DATASET SECTION.
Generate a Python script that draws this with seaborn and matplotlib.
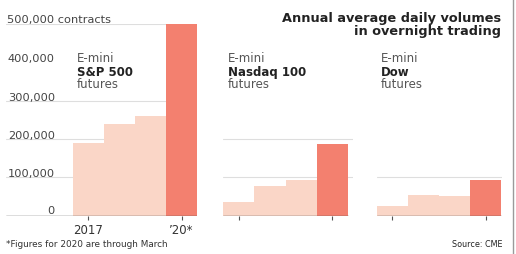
import numpy as np
import pandas as pd
import matplotlib.pyplot as plt
import matplotlib.lines as mlines
import seaborn as sns

sns.set_style('white')
plt.rcParams['font.family'] = ['DejaVu Sans']

# -----------------------

years = ['2017', '2018', '2019', '2020']
sp500 = [189000, 240000, 261000, 500000]
nasdaq = [36000, 77000, 92000, 186000]
dow = [24000, 53000, 51000, 92000]

panels = ['S&P 500', 'Nasdaq 100', 'Dow']
ytick_vals = [0, 100000, 200000, 300000, 400000, 500000]
ytick_labels = ['0', '100,000', '200,000', '300,000', '400,000', '500,000 contracts']
xtick_labels = ['2017', '\u201920*']

light, red = '#FAD6C7', '#F3806F'
palette = dict(zip(years, [light, light, light, red]))

# -----------------------

W, H = 516, 255
fig = plt.figure(figsize=(W / 100, H / 100), dpi=100)

y0_px, y1_px = 216.7, 25.0   # pixel rows of 0 and 500k
unit = 31.1                  # px per bar

def px_axes(x0, x1):
	return fig.add_axes([x0 / W, (H - y0_px) / H, (x1 - x0) / W, (y0_px - y1_px) / H])

# (axes left, axes right, first bar left, baseline right, grid levels)
layout = [
	(6.0, 197.0, 72.7, 197.0, [100000, 200000, 300000, 500000]),
	(223.3, 353.0, 223.3, 347.7, [100000, 200000]),
	(376.7, 501.7, 376.7, 501.0, [100000]),
]

axes = []
for (x0, x1, bx, base_r, grid), vals, name in zip(layout, [sp500, nasdaq, dow], panels):
	ax = px_axes(x0, x1)
	df = pd.DataFrame({'year': years, 'volume': vals})
	sns.barplot(data=df, x='year', y='volume', hue='year', palette=palette,
		width=1, saturation=1, legend=False, linewidth=0, ax=ax, zorder=2)
	left = -0.5 - (bx - x0) / unit
	right = left + (x1 - x0) / unit
	ax.set_xlim(left, right)
	ax.set_ylim(0, 500000)
	for g in grid:
		ax.axhline(g, color='#dedede', lw=0.8, zorder=1)
	ax.axhline(0, xmin=0, xmax=(base_r - x0) / (x1 - x0), color='#555555', lw=1.0, zorder=3)
	for s in ax.spines.values():
		s.set_visible(False)
	ax.set_xticks([0, 3])
	ax.set_xticklabels(['', ''])
	ax.tick_params(axis='x', length=3, width=0.8, color='#555555', pad=2,
		labelsize=8.5, labelcolor='#333333', bottom=True)
	ax.set_yticks([])
	ax.set_xlabel('')
	ax.set_ylabel('')
	ax.patch.set_alpha(0)

	# panel label
	tx = (bx + 4.5 - x0) / (x1 - x0)
	ax.text(tx, 1 - (58.5 - y1_px) / (y0_px - y1_px), 'E-mini', transform=ax.transAxes,
		fontsize=8.5, color='#555555', va='center', ha='left')
	ax.text(tx, 1 - (72.5 - y1_px) / (y0_px - y1_px), name, transform=ax.transAxes,
		fontsize=8.5, color='#222222', fontweight='bold', va='center', ha='left')
	ax.text(tx, 1 - (84.0 - y1_px) / (y0_px - y1_px), 'futures', transform=ax.transAxes,
		fontsize=8.5, color='#555555', va='center', ha='left')
	axes.append(ax)

ax1 = axes[0]
ax1.set_xticklabels(xtick_labels)

# y labels over the grid lines of the first panel
for v, lab in zip(ytick_vals, ytick_labels):
	if v == 500000:
		ax1.annotate(lab, xy=(0, v), xycoords=('axes fraction', 'data'),
			xytext=(1, 1.6), textcoords='offset points', ha='left', va='baseline',
			fontsize=8.2, color='#444444')
	else:
		off = 2.2 if v == 0 else 0.8
		ax1.annotate(lab, xy=((55 - 6) / (197 - 6), v), xycoords=('axes fraction', 'data'),
			xytext=(0, off), textcoords='offset points', ha='right', va='baseline',
			fontsize=8.2, color='#444444')

# title, footnote, source
fig.text(501.5 / W, 1 - 18.5 / H, 'Annual average daily volumes', ha='right', va='center',
	fontsize=9.3, fontweight='bold', color='#222222')
fig.text(501.5 / W, 1 - 32 / H, 'in overnight trading', ha='right', va='center',
	fontsize=9.3, fontweight='bold', color='#222222')
fig.text(6 / W, 1 - 245 / H, '*Figures for 2020 are through March', ha='left', va='center',
	fontsize=6.4, color='#333333')
fig.text(503 / W, 1 - 244.5 / H, 'Source: CME', ha='right', va='center',
	fontsize=5.8, color='#222222')

fig.add_artist(mlines.Line2D([512.5 / W, 512.5 / W], [0, 1], color='#9a9a9a', lw=1.0))

plt.savefig('out.png', dpi=100)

WRITTEN TASK. Write the listing above out again exactly, dropping each image.

FINAL RESULT.
Generate a Python script that draws this with seaborn and matplotlib.
import numpy as np
import pandas as pd
import matplotlib.pyplot as plt
import matplotlib.lines as mlines
import seaborn as sns

sns.set_style('white')
plt.rcParams['font.family'] = ['DejaVu Sans']

# -----------------------

years = ['2017', '2018', '2019', '2020']
sp500 = [189000, 240000, 261000, 500000]
nasdaq = [36000, 77000, 92000, 186000]
dow = [24000, 53000, 51000, 92000]

panels = ['S&P 500', 'Nasdaq 100', 'Dow']
ytick_vals = [0, 100000, 200000, 300000, 400000, 500000]
ytick_labels = ['0', '100,000', '200,000', '300,000', '400,000', '500,000 contracts']
xtick_labels = ['2017', '\u201920*']

light, red = '#FAD6C7', '#F3806F'
palette = dict(zip(years, [light, light, light, red]))

# -----------------------

W, H = 516, 255
fig = plt.figure(figsize=(W / 100, H / 100), dpi=100)

y0_px, y1_px = 216.7, 25.0   # pixel rows of 0 and 500k
unit = 31.1                  # px per bar

def px_axes(x0, x1):
	return fig.add_axes([x0 / W, (H - y0_px) / H, (x1 - x0) / W, (y0_px - y1_px) / H])

# (axes left, axes right, first bar left, baseline right, grid levels)
layout = [
	(6.0, 197.0, 72.7, 197.0, [100000, 200000, 300000, 500000]),
	(223.3, 353.0, 223.3, 347.7, [100000, 200000]),
	(376.7, 501.7, 376.7, 501.0, [100000]),
]

axes = []
for (x0, x1, bx, base_r, grid), vals, name in zip(layout, [sp500, nasdaq, dow], panels):
	ax = px_axes(x0, x1)
	df = pd.DataFrame({'year': years, 'volume': vals})
	sns.barplot(data=df, x='year', y='volume', hue='year', palette=palette,
		width=1, saturation=1, legend=False, linewidth=0, ax=ax, zorder=2)
	left = -0.5 - (bx - x0) / unit
	right = left + (x1 - x0) / unit
	ax.set_xlim(left, right)
	ax.set_ylim(0, 500000)
	for g in grid:
		ax.axhline(g, color='#dedede', lw=0.8, zorder=1)
	ax.axhline(0, xmin=0, xmax=(base_r - x0) / (x1 - x0), color='#555555', lw=1.0, zorder=3)
	for s in ax.spines.values():
		s.set_visible(False)
	ax.set_xticks([0, 3])
	ax.set_xticklabels(['', ''])
	ax.tick_params(axis='x', length=3, width=0.8, color='#555555', pad=2,
		labelsize=8.5, labelcolor='#333333', bottom=True)
	ax.set_yticks([])
	ax.set_xlabel('')
	ax.set_ylabel('')
	ax.patch.set_alpha(0)

	# panel label
	tx = (bx + 4.5 - x0) / (x1 - x0)
	ax.text(tx, 1 - (58.5 - y1_px) / (y0_px - y1_px), 'E-mini', transform=ax.transAxes,
		fontsize=8.5, color='#555555', va='center', ha='left')
	ax.text(tx, 1 - (72.5 - y1_px) / (y0_px - y1_px), name, transform=ax.transAxes,
		fontsize=8.5, color='#222222', fontweight='bold', va='center', ha='left')
	ax.text(tx, 1 - (84.0 - y1_px) / (y0_px - y1_px), 'futures', transform=ax.transAxes,
		fontsize=8.5, color='#555555', va='center', ha='left')
	axes.append(ax)

ax1 = axes[0]
ax1.set_xticklabels(xtick_labels)

# y labels over the grid lines of the first panel
for v, lab in zip(ytick_vals, ytick_labels):
	if v == 500000:
		ax1.annotate(lab, xy=(0, v), xycoords=('axes fraction', 'data'),
			xytext=(1, 1.6), textcoords='offset points', ha='left', va='baseline',
			fontsize=8.2, color='#444444')
	else:
		off = 2.2 if v == 0 else 0.8
		ax1.annotate(lab, xy=((55 - 6) / (197 - 6), v), xycoords=('axes fraction', 'data'),
			xytext=(0, off), textcoords='offset points', ha='right', va='baseline',
			fontsize=8.2, color='#444444')

# title, footnote, source
fig.text(501.5 / W, 1 - 18.5 / H, 'Annual average daily volumes', ha='right', va='center',
	fontsize=9.3, fontweight='bold', color='#222222')
fig.text(501.5 / W, 1 - 32 / H, 'in overnight trading', ha='right', va='center',
	fontsize=9.3, fontweight='bold', color='#222222')
fig.text(6 / W, 1 - 245 / H, '*Figures for 2020 are through March', ha='left', va='center',
	fontsize=6.4, color='#333333')
fig.text(503 / W, 1 - 244.5 / H, 'Source: CME', ha='right', va='center',
	fontsize=5.8, color='#222222')

fig.add_artist(mlines.Line2D([512.5 / W, 512.5 / W], [0, 1], color='#9a9a9a', lw=1.0))

plt.savefig('out.png', dpi=100)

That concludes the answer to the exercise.